Intrinsically safe smoke detectors typically are sealed against the environment, and as John Haynes, director of fire alarm marketing for Westminster, Mass.-based SimplexGrinnel notes, that requires a whole different approach to smoke detection from what is used in conventional installations.
“Conventional smokes need to have access to the air to pick up smoke particles,” Haynes explains. Intrinsically safe detectors, he says, are more likely to use optical technology for smoke detection.
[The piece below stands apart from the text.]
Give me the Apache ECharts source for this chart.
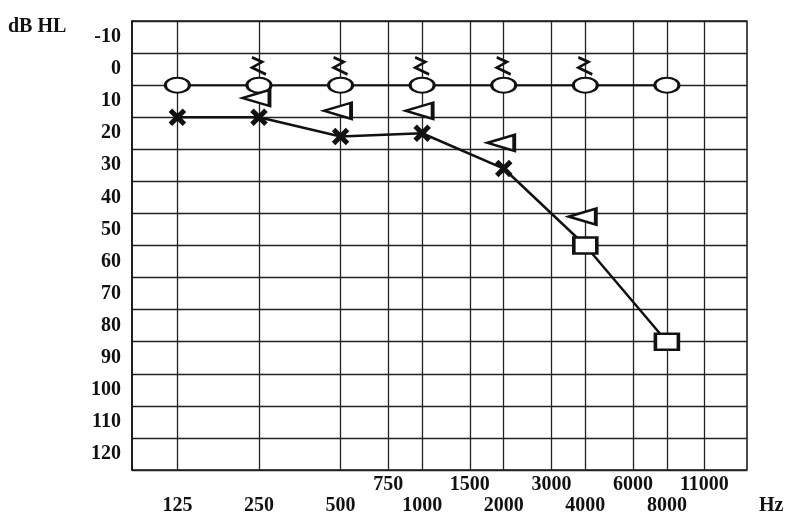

An optical device detects smoke by sensing infrared and ultraviolet radiation through a sealed glass.
Two organizations, Underwriters Laboratories and Factory Mutual, are responsible for certifying that specific devices meet requirements to be considered intrinsically safe, Levy says.
Technology Trends
As alarm equipment in general becomes more intelligent, it is driving important trends throughout the alarm industry, and fire detection for hazardous areas is no exception.
Hogan notes, for example, that fire and gas detection systems today are more likely than in the past to be installed by the same contractor. “What we’re finding is that more and more people are asking us to supply integrated fire and gas systems, and a number of companies can bid on the whole thing,” he relates. Such systems also may integrate video and access control, Hogan says.
More intelligence also is giving rise to new types of detectors. For example, Northford, Conn.-based Honeywell Fire Systems offers an intrinsically safe detector that can detect various gases, such as methane and chlorine, and can be set to different thresholds depending on the requirements of an individual installation. As David Tamulevich, Notifier Network product manager for Honeywell Fire Systems explains, the product also can detect when oxygen is being depleted, an early warning sign of a fire.
Standards Bodies
Never was the saying, “The customer knows best,” truer than in the area of fire systems for hazardous areas. For example, no one is likely to be more familiar with the hazards and requirements of the chemical industry than a chemical company. Consulting with customers about the requirements of their industry is critical to devising the optimum fire system to meet their needs.
Here are just a few of the organizations with which you may need to consult:
• Compressed Gas Association (CGA); www.cganet.com
• Factory Mutual; www.fmapprovals.com
• International Code Council (ICC); www.iccsafe.org
• National Electrical Manufacturers Association (NEMA);
www.nema.org
• National Fire Protection Association (NFPA); www.nfpa.org
• Occupational Safety and Health Administration (OSHA);
www.osha.gov
• Underwriters Laboratories; www.ul.com